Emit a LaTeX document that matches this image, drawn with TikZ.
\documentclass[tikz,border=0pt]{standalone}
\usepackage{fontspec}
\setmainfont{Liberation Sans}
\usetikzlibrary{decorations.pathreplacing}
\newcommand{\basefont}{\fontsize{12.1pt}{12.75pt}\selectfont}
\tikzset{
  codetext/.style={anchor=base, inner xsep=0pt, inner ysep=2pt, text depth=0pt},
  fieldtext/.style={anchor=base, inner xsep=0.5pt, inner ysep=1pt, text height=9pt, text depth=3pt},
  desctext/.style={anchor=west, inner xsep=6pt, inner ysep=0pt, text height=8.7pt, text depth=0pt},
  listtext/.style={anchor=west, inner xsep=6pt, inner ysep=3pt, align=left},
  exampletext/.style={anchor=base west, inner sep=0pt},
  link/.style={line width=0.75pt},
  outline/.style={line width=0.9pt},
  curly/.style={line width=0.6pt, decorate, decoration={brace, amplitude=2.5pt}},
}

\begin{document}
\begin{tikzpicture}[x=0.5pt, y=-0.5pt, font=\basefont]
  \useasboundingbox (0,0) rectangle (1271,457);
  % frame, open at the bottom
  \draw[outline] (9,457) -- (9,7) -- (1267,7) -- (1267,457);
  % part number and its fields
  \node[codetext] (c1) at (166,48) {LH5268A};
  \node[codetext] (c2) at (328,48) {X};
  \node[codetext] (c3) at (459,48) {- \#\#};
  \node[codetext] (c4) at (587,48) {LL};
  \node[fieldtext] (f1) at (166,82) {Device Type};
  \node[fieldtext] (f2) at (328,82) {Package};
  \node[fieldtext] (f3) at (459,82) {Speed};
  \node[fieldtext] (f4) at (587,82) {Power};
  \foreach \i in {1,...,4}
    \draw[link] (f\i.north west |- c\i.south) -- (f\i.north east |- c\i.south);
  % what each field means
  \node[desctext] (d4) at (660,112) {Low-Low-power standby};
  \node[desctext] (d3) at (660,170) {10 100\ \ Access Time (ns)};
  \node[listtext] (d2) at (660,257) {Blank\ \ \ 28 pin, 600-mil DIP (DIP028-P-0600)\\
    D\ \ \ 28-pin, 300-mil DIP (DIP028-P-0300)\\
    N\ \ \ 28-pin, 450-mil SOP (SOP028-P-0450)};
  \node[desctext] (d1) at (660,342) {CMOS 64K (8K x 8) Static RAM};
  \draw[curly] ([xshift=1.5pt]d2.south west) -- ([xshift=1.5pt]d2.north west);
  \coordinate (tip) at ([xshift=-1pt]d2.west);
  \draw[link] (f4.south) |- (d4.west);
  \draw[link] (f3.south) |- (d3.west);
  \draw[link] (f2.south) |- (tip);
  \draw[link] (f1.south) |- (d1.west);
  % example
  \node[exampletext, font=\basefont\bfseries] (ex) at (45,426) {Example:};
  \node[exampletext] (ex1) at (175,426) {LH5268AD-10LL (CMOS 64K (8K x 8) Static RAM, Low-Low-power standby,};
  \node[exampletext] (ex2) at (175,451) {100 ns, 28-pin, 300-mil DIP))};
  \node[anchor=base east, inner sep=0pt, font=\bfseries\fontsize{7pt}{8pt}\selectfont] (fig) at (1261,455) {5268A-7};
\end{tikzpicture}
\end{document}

* * *

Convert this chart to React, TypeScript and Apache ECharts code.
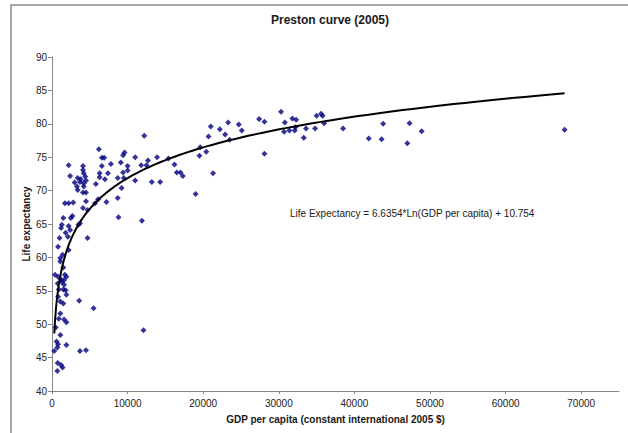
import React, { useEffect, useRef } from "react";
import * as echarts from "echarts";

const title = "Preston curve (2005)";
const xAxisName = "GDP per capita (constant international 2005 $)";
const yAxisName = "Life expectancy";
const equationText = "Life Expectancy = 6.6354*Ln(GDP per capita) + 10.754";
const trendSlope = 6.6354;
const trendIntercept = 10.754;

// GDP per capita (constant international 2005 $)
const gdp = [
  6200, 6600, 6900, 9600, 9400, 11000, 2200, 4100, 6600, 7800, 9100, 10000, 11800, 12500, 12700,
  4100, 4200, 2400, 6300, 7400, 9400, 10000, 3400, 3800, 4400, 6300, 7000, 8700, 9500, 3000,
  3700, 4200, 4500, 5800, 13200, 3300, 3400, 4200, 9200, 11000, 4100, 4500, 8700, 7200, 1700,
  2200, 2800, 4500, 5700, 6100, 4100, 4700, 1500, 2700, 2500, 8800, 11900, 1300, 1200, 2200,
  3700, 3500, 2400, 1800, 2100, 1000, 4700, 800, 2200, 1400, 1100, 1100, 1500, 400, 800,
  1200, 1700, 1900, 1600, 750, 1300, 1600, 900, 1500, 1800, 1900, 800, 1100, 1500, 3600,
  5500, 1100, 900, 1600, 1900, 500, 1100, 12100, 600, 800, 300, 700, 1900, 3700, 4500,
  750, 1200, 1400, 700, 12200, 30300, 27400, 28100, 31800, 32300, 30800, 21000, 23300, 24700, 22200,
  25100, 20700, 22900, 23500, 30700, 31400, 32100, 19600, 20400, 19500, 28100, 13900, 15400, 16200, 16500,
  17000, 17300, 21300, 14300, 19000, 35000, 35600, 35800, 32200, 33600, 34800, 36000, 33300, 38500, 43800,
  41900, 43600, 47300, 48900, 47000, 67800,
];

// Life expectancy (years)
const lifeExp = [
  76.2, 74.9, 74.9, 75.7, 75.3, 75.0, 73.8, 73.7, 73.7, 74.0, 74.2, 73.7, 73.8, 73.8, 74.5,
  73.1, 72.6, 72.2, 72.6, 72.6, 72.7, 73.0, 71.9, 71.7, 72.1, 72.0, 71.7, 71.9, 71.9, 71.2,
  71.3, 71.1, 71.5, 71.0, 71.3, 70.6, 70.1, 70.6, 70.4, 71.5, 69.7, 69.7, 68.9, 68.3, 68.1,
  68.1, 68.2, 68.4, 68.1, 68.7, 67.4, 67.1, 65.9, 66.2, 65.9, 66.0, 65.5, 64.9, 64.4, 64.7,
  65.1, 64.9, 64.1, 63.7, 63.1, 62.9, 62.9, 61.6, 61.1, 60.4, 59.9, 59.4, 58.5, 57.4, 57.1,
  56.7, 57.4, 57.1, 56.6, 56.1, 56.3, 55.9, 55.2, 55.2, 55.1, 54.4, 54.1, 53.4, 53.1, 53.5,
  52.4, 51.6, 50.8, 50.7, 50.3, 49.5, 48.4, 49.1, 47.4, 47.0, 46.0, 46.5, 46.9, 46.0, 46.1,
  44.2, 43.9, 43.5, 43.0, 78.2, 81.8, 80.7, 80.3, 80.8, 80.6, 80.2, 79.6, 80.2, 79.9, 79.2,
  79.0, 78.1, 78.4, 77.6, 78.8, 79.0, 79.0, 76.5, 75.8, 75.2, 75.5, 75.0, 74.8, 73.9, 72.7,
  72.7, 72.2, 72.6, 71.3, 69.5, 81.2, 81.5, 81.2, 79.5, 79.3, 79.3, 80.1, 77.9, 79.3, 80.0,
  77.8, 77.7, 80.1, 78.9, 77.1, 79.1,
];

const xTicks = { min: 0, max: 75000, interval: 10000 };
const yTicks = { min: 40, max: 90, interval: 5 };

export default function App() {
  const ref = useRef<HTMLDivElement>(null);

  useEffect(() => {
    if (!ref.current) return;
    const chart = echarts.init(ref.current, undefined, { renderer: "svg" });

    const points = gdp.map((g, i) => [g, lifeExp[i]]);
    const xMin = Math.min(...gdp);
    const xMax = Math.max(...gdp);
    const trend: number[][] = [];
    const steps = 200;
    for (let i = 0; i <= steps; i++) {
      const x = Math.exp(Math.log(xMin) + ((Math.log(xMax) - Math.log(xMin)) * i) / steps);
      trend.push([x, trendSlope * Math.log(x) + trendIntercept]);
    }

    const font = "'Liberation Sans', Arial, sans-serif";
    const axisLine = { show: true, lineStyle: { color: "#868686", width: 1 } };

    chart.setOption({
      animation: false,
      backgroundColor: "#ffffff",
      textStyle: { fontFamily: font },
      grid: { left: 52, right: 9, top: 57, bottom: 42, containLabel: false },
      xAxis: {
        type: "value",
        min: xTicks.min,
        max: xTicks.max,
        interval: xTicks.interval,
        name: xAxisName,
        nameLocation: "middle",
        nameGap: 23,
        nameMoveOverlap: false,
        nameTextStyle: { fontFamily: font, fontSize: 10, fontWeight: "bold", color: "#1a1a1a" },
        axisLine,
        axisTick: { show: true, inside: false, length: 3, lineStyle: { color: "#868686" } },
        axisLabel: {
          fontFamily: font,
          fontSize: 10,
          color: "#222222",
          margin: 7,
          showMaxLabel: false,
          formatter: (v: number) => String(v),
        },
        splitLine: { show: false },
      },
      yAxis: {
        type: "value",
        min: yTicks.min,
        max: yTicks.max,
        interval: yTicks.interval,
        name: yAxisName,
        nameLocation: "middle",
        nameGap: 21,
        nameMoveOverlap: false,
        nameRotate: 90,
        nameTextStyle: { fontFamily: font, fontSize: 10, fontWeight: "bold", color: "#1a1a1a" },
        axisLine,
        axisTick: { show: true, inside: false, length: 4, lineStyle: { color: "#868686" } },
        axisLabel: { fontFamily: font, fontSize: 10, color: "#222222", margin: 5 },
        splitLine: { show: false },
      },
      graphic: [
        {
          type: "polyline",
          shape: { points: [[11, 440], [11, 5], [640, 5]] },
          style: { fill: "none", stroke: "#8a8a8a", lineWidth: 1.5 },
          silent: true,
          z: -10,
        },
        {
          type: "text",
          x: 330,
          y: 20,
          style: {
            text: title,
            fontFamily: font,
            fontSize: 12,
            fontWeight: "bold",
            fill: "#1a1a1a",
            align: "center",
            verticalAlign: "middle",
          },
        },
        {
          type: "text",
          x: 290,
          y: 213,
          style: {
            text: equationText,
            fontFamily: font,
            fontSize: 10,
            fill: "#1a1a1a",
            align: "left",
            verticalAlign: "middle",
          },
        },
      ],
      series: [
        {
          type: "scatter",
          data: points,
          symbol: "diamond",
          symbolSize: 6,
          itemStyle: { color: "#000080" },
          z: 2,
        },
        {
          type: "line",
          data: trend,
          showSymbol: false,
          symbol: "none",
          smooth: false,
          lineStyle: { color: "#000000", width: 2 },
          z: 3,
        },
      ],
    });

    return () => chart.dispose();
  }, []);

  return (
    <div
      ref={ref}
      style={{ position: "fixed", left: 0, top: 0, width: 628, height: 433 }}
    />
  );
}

• [What to work on]: Copy nothing but the lines above that run from the one with "Convert this chart" to the one with "const trendIntercept = 10.754;", ends included; pictures stay out.

• [Output of the task]:
Convert this chart to React, TypeScript and Apache ECharts code.
import React, { useEffect, useRef } from "react";
import * as echarts from "echarts";

const title = "Preston curve (2005)";
const xAxisName = "GDP per capita (constant international 2005 $)";
const yAxisName = "Life expectancy";
const equationText = "Life Expectancy = 6.6354*Ln(GDP per capita) + 10.754";
const trendSlope = 6.6354;
const trendIntercept = 10.754;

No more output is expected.